I think you can make it any colors you like that mean something to you. Make it personal.
If you want to go with Chinese correspondences, by this article, Red dragons are for luck and black is for vengeance. For protections I’d go with red. Red with gold accents. So, gold eyes, claws and such. Yellow I guess, in ink. (Just intend that it’s gold )
Only if you say so. This person is not a western occultist it seems, so they don’t know how magick works, and is following a mythos not a magickal tradition that might not really be relevant here. I’m not hearing “this is an authentic Chinese dragon”, I’m hearing “this is a dragon I’m designing inspired by Chinese dragons”. Not the same thing.
You’re the magickian so it’s your magick, no?
Ok, there’s a certain weight in the human astral that certain Chinese dragons mean certain things to the Chinese/people following this way, but you’d have to have those people that care about it to see your tattoo and put out negative energy about it for it to matter personally to your magick. What are the odds of that happening?
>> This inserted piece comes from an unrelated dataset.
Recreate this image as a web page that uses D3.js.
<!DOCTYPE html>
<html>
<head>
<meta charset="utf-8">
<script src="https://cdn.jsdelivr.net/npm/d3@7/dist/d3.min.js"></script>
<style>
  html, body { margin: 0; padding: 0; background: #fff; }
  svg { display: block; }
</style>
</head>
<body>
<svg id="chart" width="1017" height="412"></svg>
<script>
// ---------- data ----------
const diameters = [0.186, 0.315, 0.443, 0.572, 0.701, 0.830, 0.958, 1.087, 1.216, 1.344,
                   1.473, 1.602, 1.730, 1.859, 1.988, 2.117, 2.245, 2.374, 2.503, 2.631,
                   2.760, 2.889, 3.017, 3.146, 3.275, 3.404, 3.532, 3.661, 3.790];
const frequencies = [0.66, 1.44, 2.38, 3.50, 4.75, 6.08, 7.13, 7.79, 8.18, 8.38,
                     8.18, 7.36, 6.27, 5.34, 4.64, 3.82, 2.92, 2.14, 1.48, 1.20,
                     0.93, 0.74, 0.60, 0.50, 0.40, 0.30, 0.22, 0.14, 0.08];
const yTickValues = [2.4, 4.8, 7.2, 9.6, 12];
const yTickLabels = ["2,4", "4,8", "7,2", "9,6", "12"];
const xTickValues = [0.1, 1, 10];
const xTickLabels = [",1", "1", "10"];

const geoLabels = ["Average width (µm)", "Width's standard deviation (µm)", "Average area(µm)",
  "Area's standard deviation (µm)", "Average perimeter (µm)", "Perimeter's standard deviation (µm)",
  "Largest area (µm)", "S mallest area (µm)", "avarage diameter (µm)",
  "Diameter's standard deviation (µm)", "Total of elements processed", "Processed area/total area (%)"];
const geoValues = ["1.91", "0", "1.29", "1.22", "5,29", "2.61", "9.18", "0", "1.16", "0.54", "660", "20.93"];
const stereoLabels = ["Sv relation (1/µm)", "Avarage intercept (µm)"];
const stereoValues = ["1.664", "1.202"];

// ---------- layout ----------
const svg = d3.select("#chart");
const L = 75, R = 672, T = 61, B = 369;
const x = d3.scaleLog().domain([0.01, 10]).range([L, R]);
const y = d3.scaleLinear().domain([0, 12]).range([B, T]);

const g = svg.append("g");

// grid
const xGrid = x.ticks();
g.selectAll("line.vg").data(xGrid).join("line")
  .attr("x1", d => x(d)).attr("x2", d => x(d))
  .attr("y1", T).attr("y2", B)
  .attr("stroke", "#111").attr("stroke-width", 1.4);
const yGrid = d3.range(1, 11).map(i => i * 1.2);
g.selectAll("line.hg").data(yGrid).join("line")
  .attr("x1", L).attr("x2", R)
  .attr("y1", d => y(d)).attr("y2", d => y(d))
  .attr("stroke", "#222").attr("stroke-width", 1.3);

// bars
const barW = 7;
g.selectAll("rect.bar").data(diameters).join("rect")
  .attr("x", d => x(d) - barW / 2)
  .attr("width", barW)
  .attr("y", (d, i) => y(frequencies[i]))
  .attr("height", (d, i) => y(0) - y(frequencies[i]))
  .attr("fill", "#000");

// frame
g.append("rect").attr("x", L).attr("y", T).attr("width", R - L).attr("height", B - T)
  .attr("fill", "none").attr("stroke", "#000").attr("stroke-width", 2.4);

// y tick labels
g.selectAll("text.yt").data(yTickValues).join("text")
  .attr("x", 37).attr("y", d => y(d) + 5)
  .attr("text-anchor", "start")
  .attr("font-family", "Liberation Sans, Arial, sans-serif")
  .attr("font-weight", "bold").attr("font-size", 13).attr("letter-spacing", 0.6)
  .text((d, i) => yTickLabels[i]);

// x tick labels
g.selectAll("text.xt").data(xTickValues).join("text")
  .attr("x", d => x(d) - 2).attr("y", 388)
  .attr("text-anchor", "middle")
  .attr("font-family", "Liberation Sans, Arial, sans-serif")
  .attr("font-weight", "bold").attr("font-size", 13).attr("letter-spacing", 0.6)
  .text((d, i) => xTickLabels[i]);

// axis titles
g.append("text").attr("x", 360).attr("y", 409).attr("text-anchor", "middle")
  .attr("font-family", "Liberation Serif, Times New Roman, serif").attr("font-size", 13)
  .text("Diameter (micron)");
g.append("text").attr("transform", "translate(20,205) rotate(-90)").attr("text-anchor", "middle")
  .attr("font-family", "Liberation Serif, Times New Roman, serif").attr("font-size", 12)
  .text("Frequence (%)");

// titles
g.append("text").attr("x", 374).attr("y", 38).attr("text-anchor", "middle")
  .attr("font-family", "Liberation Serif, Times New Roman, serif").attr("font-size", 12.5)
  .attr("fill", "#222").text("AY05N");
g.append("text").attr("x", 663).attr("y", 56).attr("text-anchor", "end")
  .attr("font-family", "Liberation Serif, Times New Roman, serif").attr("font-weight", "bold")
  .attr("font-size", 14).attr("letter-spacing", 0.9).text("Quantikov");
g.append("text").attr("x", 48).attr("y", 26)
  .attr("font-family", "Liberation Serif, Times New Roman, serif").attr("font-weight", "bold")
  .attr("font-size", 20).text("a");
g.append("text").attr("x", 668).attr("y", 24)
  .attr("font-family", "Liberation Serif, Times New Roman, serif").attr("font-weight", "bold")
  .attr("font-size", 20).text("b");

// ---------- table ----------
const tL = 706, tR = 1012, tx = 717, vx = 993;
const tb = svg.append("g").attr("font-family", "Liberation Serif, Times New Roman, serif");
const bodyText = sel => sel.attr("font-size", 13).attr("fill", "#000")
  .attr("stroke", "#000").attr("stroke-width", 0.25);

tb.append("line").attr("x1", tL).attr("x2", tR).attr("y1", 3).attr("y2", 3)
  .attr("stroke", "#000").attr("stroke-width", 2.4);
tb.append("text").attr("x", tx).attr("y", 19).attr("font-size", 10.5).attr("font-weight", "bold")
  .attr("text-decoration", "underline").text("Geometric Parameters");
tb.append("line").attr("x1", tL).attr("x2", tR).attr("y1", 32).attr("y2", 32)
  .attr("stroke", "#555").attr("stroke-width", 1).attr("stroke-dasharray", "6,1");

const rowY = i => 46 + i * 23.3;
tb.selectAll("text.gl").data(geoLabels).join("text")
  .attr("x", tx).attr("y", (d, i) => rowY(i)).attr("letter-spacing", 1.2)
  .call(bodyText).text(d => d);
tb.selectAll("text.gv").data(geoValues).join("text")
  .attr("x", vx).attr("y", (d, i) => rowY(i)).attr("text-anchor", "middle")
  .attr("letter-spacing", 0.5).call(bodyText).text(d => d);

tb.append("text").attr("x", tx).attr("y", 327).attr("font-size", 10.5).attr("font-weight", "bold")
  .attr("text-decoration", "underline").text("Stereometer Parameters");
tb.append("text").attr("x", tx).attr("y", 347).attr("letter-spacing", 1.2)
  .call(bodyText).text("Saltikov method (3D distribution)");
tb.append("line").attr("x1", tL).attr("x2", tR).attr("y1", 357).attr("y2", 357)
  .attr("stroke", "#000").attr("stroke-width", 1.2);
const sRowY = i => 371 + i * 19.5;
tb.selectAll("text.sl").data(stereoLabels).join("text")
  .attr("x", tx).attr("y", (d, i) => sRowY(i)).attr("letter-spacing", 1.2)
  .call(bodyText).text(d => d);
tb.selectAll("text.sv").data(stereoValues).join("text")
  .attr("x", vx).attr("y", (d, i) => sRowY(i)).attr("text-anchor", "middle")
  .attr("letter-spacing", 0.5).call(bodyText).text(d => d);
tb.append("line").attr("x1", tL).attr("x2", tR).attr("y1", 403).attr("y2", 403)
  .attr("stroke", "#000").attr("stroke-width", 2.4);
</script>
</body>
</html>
It’s your dragon… at this point you have to decide if you’re attracting an actual Chinese dragon spirit and want it to look like that, in which case I’d say talk to it ad ask it what it looks like, or making a thoughtform that happens to look like a Chinese dragon.
To me this sounds more like a servitor you’re working on, so it will do as you design it to do. Whether that upsets some people’s expectations is on them. I think they could have misunderstood what’s magickally happening here.
I agree with Keteriya’s position on this same question in her servitor tut thread:
I think what’s important is you like your creation, you bond with it and develop that relationship. As a magickian I would say, this being has already been started, it’s already forming, and that means you can talk to it… What about contacting it and asking it to show itself to you as it would like to appear?